# [Stated task]
Word for word, give the material below again, minus any images.
#### Exercise input ####
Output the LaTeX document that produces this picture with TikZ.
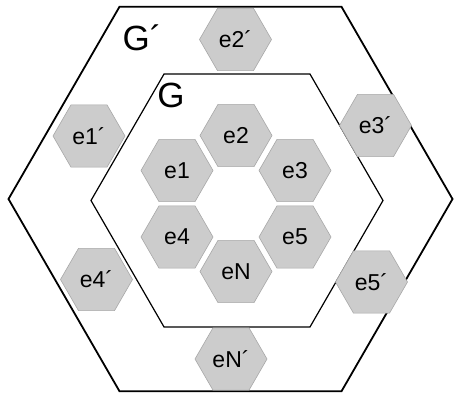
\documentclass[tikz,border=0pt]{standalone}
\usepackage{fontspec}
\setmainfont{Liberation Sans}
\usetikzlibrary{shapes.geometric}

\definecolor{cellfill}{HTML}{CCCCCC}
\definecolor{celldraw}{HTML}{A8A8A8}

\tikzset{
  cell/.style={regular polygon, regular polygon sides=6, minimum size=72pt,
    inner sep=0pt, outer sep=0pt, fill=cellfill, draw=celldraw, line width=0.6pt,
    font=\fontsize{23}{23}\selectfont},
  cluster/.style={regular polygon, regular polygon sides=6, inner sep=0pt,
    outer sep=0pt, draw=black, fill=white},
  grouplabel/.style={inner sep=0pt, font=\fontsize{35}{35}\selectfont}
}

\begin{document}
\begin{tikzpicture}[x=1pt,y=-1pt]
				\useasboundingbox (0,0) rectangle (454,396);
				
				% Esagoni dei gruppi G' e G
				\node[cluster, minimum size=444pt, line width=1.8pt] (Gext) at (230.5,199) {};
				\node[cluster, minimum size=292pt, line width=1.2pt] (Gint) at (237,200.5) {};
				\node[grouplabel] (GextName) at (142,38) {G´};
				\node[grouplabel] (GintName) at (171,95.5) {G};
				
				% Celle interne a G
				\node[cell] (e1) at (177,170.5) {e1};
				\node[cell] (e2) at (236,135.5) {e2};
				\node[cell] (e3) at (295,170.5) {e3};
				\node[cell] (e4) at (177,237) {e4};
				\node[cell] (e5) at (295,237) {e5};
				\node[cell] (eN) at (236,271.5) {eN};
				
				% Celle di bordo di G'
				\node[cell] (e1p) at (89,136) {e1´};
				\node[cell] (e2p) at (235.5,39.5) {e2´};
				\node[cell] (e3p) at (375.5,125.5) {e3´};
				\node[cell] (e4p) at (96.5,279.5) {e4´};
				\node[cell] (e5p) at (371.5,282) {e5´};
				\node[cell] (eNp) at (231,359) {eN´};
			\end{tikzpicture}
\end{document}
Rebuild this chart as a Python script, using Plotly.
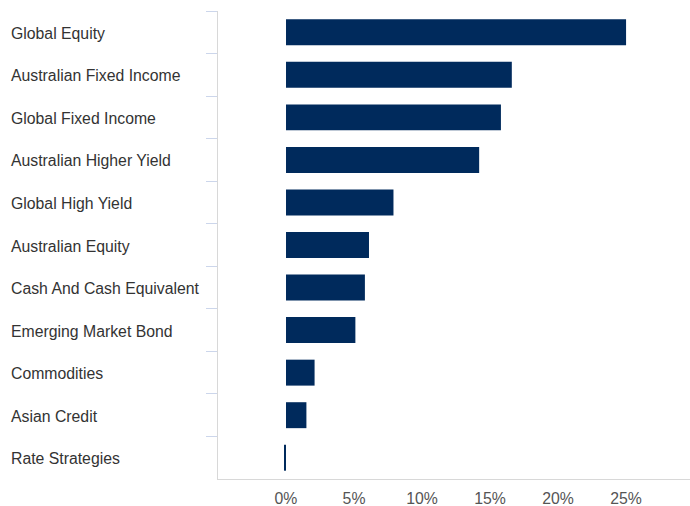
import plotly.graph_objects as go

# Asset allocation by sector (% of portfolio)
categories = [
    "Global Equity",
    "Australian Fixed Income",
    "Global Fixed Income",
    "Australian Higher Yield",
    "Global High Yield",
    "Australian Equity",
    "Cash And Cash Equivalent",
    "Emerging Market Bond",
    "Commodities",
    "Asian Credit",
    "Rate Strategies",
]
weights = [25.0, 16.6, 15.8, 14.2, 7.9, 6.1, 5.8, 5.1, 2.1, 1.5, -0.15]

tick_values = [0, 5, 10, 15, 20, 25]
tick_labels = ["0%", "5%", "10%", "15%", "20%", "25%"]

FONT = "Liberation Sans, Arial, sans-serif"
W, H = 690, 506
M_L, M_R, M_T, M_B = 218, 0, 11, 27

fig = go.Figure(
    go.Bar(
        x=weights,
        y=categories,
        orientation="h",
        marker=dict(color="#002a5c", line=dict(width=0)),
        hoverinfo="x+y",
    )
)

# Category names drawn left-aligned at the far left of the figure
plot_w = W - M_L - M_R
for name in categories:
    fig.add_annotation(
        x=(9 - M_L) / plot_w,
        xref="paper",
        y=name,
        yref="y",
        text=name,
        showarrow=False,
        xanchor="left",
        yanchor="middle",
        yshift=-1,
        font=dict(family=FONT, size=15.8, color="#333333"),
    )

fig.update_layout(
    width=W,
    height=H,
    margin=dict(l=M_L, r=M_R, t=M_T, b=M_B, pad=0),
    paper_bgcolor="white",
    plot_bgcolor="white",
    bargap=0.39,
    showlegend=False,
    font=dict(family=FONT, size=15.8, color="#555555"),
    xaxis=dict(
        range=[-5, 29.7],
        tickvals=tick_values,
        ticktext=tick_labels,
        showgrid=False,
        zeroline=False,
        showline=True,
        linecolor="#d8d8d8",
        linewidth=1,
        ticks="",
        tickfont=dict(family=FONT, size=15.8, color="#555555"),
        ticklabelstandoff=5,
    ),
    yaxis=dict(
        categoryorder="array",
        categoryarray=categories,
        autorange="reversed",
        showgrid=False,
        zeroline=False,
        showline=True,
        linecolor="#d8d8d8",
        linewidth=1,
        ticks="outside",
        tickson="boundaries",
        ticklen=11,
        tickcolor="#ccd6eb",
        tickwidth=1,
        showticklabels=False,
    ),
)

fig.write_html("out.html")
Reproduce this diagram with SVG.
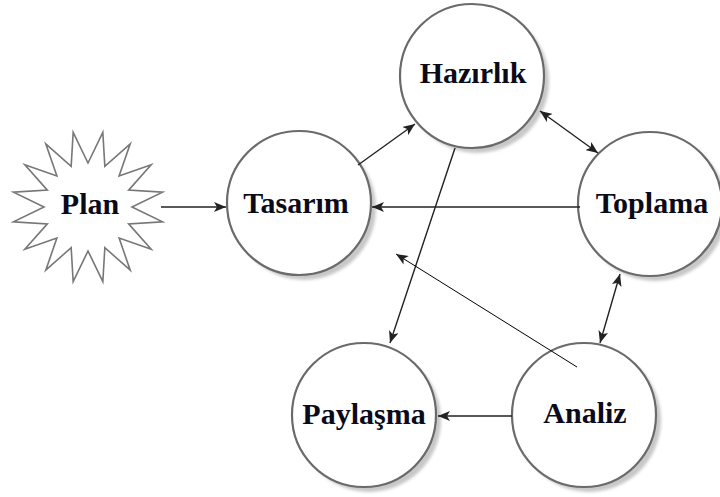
####
# [Task response]
Output the LaTeX document that produces this picture with TikZ.
\documentclass[tikz,border=0pt]{standalone}
\usepackage{fontspec}
\setmainfont{Liberation Sans}
\usetikzlibrary{shapes.geometric}

\definecolor{cellfill}{HTML}{CCCCCC}
\definecolor{celldraw}{HTML}{A8A8A8}

\tikzset{
  cell/.style={regular polygon, regular polygon sides=6, minimum size=72pt,
    inner sep=0pt, outer sep=0pt, fill=cellfill, draw=celldraw, line width=0.6pt,
    font=\fontsize{23}{23}\selectfont},
  cluster/.style={regular polygon, regular polygon sides=6, inner sep=0pt,
    outer sep=0pt, draw=black, fill=white},
  grouplabel/.style={inner sep=0pt, font=\fontsize{35}{35}\selectfont}
}

\begin{document}
\begin{tikzpicture}[x=1pt,y=-1pt]
				\useasboundingbox (0,0) rectangle (454,396);
				
				% Esagoni dei gruppi G' e G
				\node[cluster, minimum size=444pt, line width=1.8pt] (Gext) at (230.5,199) {};
				\node[cluster, minimum size=292pt, line width=1.2pt] (Gint) at (237,200.5) {};
				\node[grouplabel] (GextName) at (142,38) {G´};
				\node[grouplabel] (GintName) at (171,95.5) {G};
				
				% Celle interne a G
				\node[cell] (e1) at (177,170.5) {e1};
				\node[cell] (e2) at (236,135.5) {e2};
				\node[cell] (e3) at (295,170.5) {e3};
				\node[cell] (e4) at (177,237) {e4};
				\node[cell] (e5) at (295,237) {e5};
				\node[cell] (eN) at (236,271.5) {eN};
				
				% Celle di bordo di G'
				\node[cell] (e1p) at (89,136) {e1´};
				\node[cell] (e2p) at (235.5,39.5) {e2´};
				\node[cell] (e3p) at (375.5,125.5) {e3´};
				\node[cell] (e4p) at (96.5,279.5) {e4´};
				\node[cell] (e5p) at (371.5,282) {e5´};
				\node[cell] (eNp) at (231,359) {eN´};
			\end{tikzpicture}
\end{document}
Rebuild this chart as a Python script, using Plotly.
import plotly.graph_objects as go

# Asset allocation by sector (% of portfolio)
categories = [
    "Global Equity",
    "Australian Fixed Income",
    "Global Fixed Income",
    "Australian Higher Yield",
    "Global High Yield",
    "Australian Equity",
    "Cash And Cash Equivalent",
    "Emerging Market Bond",
    "Commodities",
    "Asian Credit",
    "Rate Strategies",
]
weights = [25.0, 16.6, 15.8, 14.2, 7.9, 6.1, 5.8, 5.1, 2.1, 1.5, -0.15]

tick_values = [0, 5, 10, 15, 20, 25]
tick_labels = ["0%", "5%", "10%", "15%", "20%", "25%"]

FONT = "Liberation Sans, Arial, sans-serif"
W, H = 690, 506
M_L, M_R, M_T, M_B = 218, 0, 11, 27

fig = go.Figure(
    go.Bar(
        x=weights,
        y=categories,
        orientation="h",
        marker=dict(color="#002a5c", line=dict(width=0)),
        hoverinfo="x+y",
    )
)

# Category names drawn left-aligned at the far left of the figure
plot_w = W - M_L - M_R
for name in categories:
    fig.add_annotation(
        x=(9 - M_L) / plot_w,
        xref="paper",
        y=name,
        yref="y",
        text=name,
        showarrow=False,
        xanchor="left",
        yanchor="middle",
        yshift=-1,
        font=dict(family=FONT, size=15.8, color="#333333"),
    )

fig.update_layout(
    width=W,
    height=H,
    margin=dict(l=M_L, r=M_R, t=M_T, b=M_B, pad=0),
    paper_bgcolor="white",
    plot_bgcolor="white",
    bargap=0.39,
    showlegend=False,
    font=dict(family=FONT, size=15.8, color="#555555"),
    xaxis=dict(
        range=[-5, 29.7],
        tickvals=tick_values,
        ticktext=tick_labels,
        showgrid=False,
        zeroline=False,
        showline=True,
        linecolor="#d8d8d8",
        linewidth=1,
        ticks="",
        tickfont=dict(family=FONT, size=15.8, color="#555555"),
        ticklabelstandoff=5,
    ),
    yaxis=dict(
        categoryorder="array",
        categoryarray=categories,
        autorange="reversed",
        showgrid=False,
        zeroline=False,
        showline=True,
        linecolor="#d8d8d8",
        linewidth=1,
        ticks="outside",
        tickson="boundaries",
        ticklen=11,
        tickcolor="#ccd6eb",
        tickwidth=1,
        showticklabels=False,
    ),
)

fig.write_html("out.html")
Reproduce this diagram with SVG.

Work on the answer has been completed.